Mobile advertising market leader AdMob on Wednesday announced it got $15.7 million from two of its venture capital investors and that it's profitable.
The cash injection pushes the San Mateo, California, company’s investment total to $34.3 million, making it one of the most heavily funded among more than a dozen U.S.-based mobile ad network specialists backed by VCs.
“This is a very real business today with big media publishers spending real money to build out their mobile properties because they believe there is a solid business model today,” said Jason Spero, vice president of marketing for AdMob.
AdMob, backed by Sequoia Capital and Accel Partners, is the world’s largest independent mobile advertising marketplace. The company acts as a commercial meeting place for mobile web sites owners and advertisers. It offers web site publishers a way to make money from advertising and advertisers a way to reach customers via mobile devices.
The two-year-old company competes either directly or indirectly with other VC-backed mobile ad market specialists such as Millennial Media, Ringleader Digital, and Quattro Wireless, among other startups.
It also competes with established online ad firms such as Google, MSN, Yahoo, and AOL’s Platform A. To date, the big players have moved at glacial pace in the nascent mobile ad market.
Mobile ad metrics vary. eMarketer has said the market generated $4.5 billion in ad spending in 2008. But it's $1 billion if you ask Strategy Analytics.

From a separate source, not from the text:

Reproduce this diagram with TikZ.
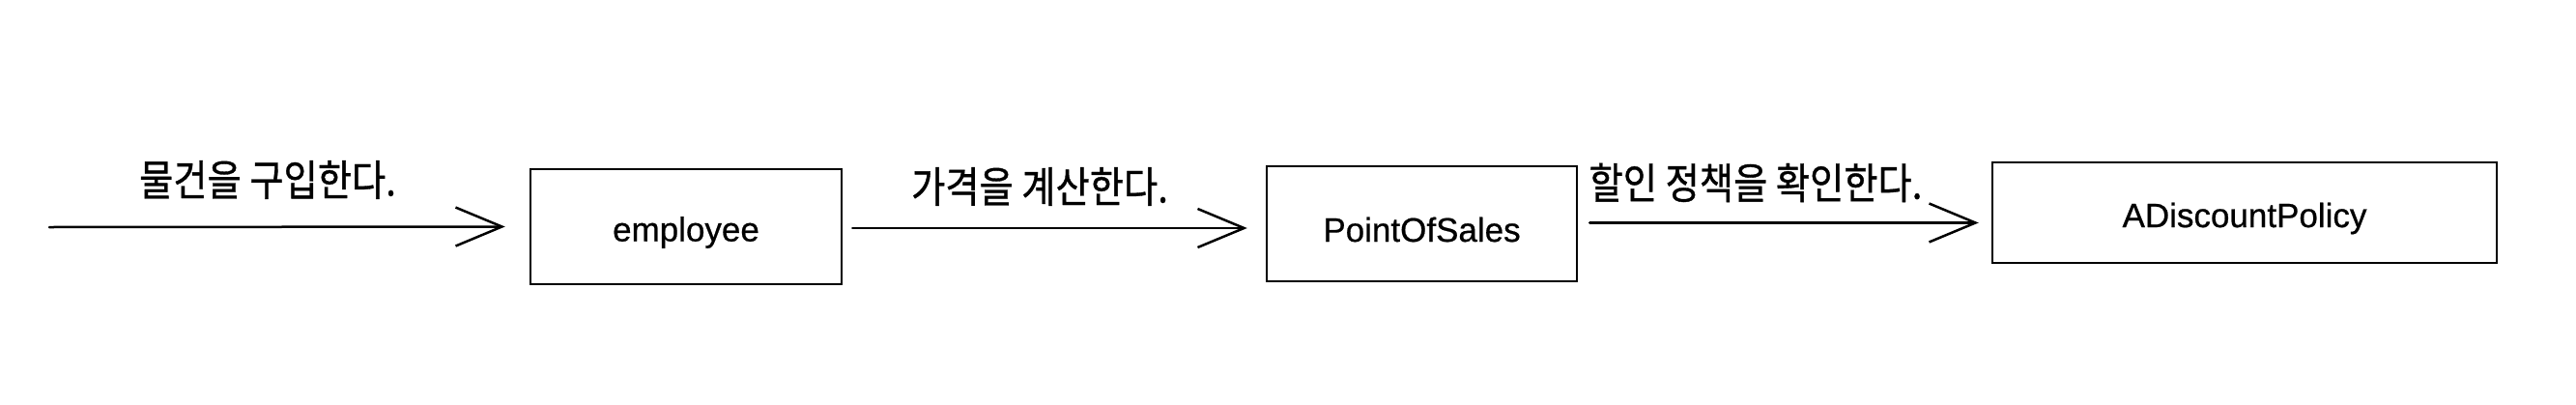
\documentclass[tikz,border=0pt]{standalone}
\usepackage{fontspec}
\setmainfont{Liberation Sans}
\newfontfamily\boxfont[FakeBold=0.6]{Liberation Sans}
\newfontfamily\kr[FakeBold=0.8,FakeStretch=0.87]{Noto Sans CJK KR}
\newcommand\dn[1]{\raisebox{-6pt}[\height][\depth]{#1}}
\usetikzlibrary{arrows.meta}
\begin{document}
\begin{tikzpicture}[x=1pt,y=-1pt,
  box/.style={draw, line width=2.5pt, inner sep=0pt,
    font=\boxfont\fontsize{35}{40}\selectfont},
  lbl/.style={inner sep=0pt, font=\kr\fontsize{44}{50}\selectfont},
  arr/.style={line width=2.5pt, line cap=round,
    -{Straight Barb[length=48pt,width=40pt]}}]
\useasboundingbox (0,0) rectangle (2666,418);
\node[box, minimum width=322pt, minimum height=119pt] (emp) at (710,234.5) {\dn{employee}};
\node[box, minimum width=321pt, minimum height=119pt] (pos) at (1471.5,231.5) {\dn{PointOfSales}};
\node[box, minimum width=522pt, minimum height=104pt] (adp) at (2323,220) {\dn{ADiscountPolicy}};
\coordinate (start) at (51,235);
\path (adp.west |- pos.east) coordinate (a3e);
\draw[arr] (start) -- ([xshift=-25pt]emp.west);
\draw[arr] ([xshift=10pt,yshift=-1.5pt]emp.east) -- ([xshift=-19pt,yshift=-4.5pt]pos.west);
\draw[arr] ([xshift=12pt,yshift=1pt]pos.east) -- ([xshift=-13pt,yshift=1pt]a3e);
\node[lbl] (l1) at (277,186) {물건을 구입한다.};
\node[lbl] (l2) at (1076,193) {가격을 계산한다.};
\node[lbl] (l3) at (1817,189) {할인 정책을 확인한다.};
\end{tikzpicture}
\end{document}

Analysts can agree on one thing: eMarketer’s John Du Pre Gauntt, IBB Consulting’s Sameer Mithal, and Strategy Analytics’ David MacQueen all project big growth for the mobile ad market.

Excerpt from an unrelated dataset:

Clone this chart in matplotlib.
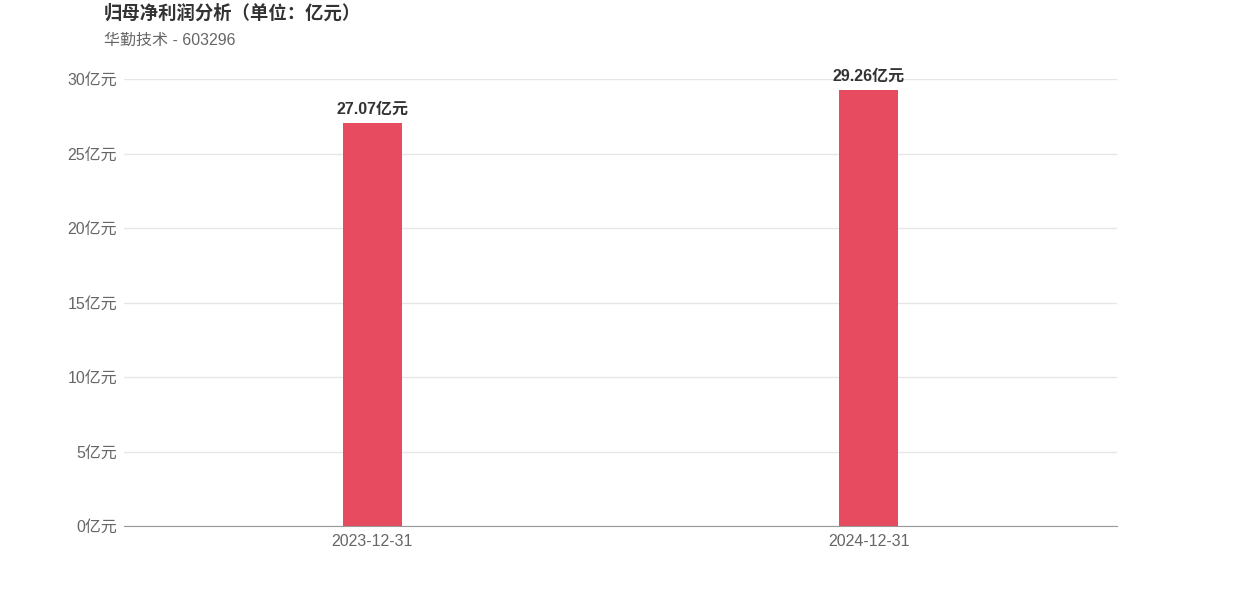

Today mobile commands in the very low single digits as a percentage of the overall amount of money spent on advertising, but Strategy Analytics expects that percentage to grow to 10 percent, or $10 billion in four years.

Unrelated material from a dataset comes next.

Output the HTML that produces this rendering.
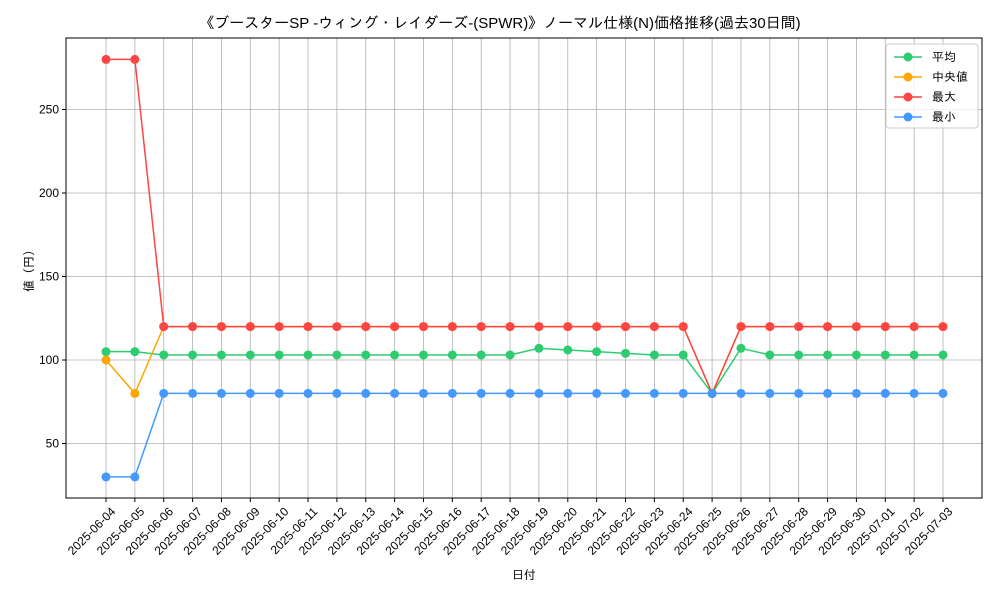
<!DOCTYPE html>
<html><head><meta charset="utf-8"><style>
body{margin:0;background:#fff;}
svg text{font-family:"Liberation Sans","IPAGothic","Noto Sans CJK JP",sans-serif;fill:#000;}
</style></head><body>
<svg id="chart" width="1000" height="600" xmlns="http://www.w3.org/2000/svg">
<rect width="1000" height="600" fill="#fff"/>
<text x="500" y="28" font-size="15" text-anchor="middle">《ブースターSP -ウィング・レイダーズ-(SPWR)》ノーマル仕様(N)価格推移(過去30日間)</text>
<g id="grid"></g>
<rect x="66" y="38" width="916" height="460" fill="none" stroke="#000" stroke-width="1"/>
<g id="series"></g>
<g id="xticks"></g>
<g id="yticks"></g>
<text x="524" y="579" font-size="12" text-anchor="middle">日付</text>
<text transform="translate(33,268) rotate(-90)" font-size="12" text-anchor="middle">値（円）</text>
<g id="legend"></g>
</svg>
<script>
const dates=["2025-06-04","2025-06-05","2025-06-06","2025-06-07","2025-06-08","2025-06-09","2025-06-10","2025-06-11","2025-06-12","2025-06-13","2025-06-14","2025-06-15","2025-06-16","2025-06-17","2025-06-18","2025-06-19","2025-06-20","2025-06-21","2025-06-22","2025-06-23","2025-06-24","2025-06-25","2025-06-26","2025-06-27","2025-06-28","2025-06-29","2025-06-30","2025-07-01","2025-07-02","2025-07-03"];
const avgValues=[105,105,103,103,103,103,103,103,103,103,103,103,103,103,103,107,106,105,104,103,103,80,107,103,103,103,103,103,103,103];
const medianValues=[100,80,120,120,120,120,120,120,120,120,120,120,120,120,120,120,120,120,120,120,120,80,120,120,120,120,120,120,120,120];
const maxValues=[280,280,120,120,120,120,120,120,120,120,120,120,120,120,120,120,120,120,120,120,120,80,120,120,120,120,120,120,120,120];
const minValues=[30,30,80,80,80,80,80,80,80,80,80,80,80,80,80,80,80,80,80,80,80,80,80,80,80,80,80,80,80,80];
const yTicks=[50,100,150,200,250];
const seriesNames=["平均","中央値","最大","最小"];
const NS="http://www.w3.org/2000/svg";
const X0=106,X1=943,Y100=360,PX_PER=1.67;
function xs(i){return X0+(X1-X0)*i/(dates.length-1);}
function ys(v){return Y100-(v-100)*PX_PER;}
function mk(tag,attrs,parent){const e=document.createElementNS(NS,tag);for(const k in attrs)e.setAttribute(k,attrs[k]);parent.appendChild(e);return e;}
const grid=document.getElementById('grid'),xt=document.getElementById('xticks'),yt=document.getElementById('yticks');
dates.forEach((d,i)=>{
  const x=xs(i);
  const g=mk('line',{x1:x,x2:x,y1:38,y2:498,stroke:'#b0b0b0','stroke-width':0.8},grid);
  
  
  const t=mk('line',{x1:x,x2:x,y1:498,y2:502,stroke:'#000'},xt);
  
  
  const l=mk('text',{transform:`translate(${x+4},${506}) rotate(-45)`,'font-size':12,'text-anchor':'end','dominant-baseline':'hanging'},xt);
  l.textContent=d;
  
  
});
yTicks.forEach(v=>{
  const y=ys(v);
  const g=mk('line',{x1:66,x2:982,y1:y,y2:y,stroke:'#b0b0b0','stroke-width':0.8},grid);
  
  
  const t=mk('line',{x1:62,x2:66,y1:y,y2:y,stroke:'#000'},yt);
  
  
  const l=mk('text',{x:59,y:y+4,'font-size':12,'text-anchor':'end'},yt);
  l.textContent=v;
  
  
});
const series=[[avgValues,'#2ecc71','avg'],[medianValues,'#ffa500','median'],[maxValues,'#ff4444','max'],[minValues,'#4499ff','min']];
const sg=document.getElementById('series');
series.forEach(([vals,c,n])=>{
  const g=mk('g',{},sg);
  
  
  const p=mk('polyline',{points:vals.map((v,i)=>xs(i)+','+ys(v)).join(' '),fill:'none',stroke:c,'stroke-width':1.5},g);
  
  
  vals.forEach((v,i)=>{
    const m=mk('circle',{cx:xs(i),cy:ys(v),r:4.5,fill:c},g);
    
    
  });
});
const lg=document.getElementById('legend');
const box=mk('rect',{x:886,y:44,width:92,height:84,rx:3,fill:'#fff','fill-opacity':0.8,stroke:'#ccc'},lg);


series.forEach(([v,c,n],k)=>{
  const y=57+k*20;
  const e=mk('g',{},lg);
  
  
  mk('line',{x1:894,x2:922,y1:y,y2:y,stroke:c,'stroke-width':1.5},e);
  mk('circle',{cx:908,cy:y,r:4.5,fill:c},e);
  const t=mk('text',{x:932,y:y+4,'font-size':12},e);
  t.textContent=(n==='median'?' ':'')+seriesNames[k];
});
</script>
</body></html>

eMarketer expects the market to reach $19 billion in the same time period.
Advertisers have ramped up their mobile ad spending from between $30,000 and $40,000 to $100,000 and more over the last year, he said.
“Mobile advertising is producing measurable brand impact today and it scales,” Mr. Spero said. “Today you can reach 48 million Americans every month via the mobile web, and AdMob has 40 percent reach within that.”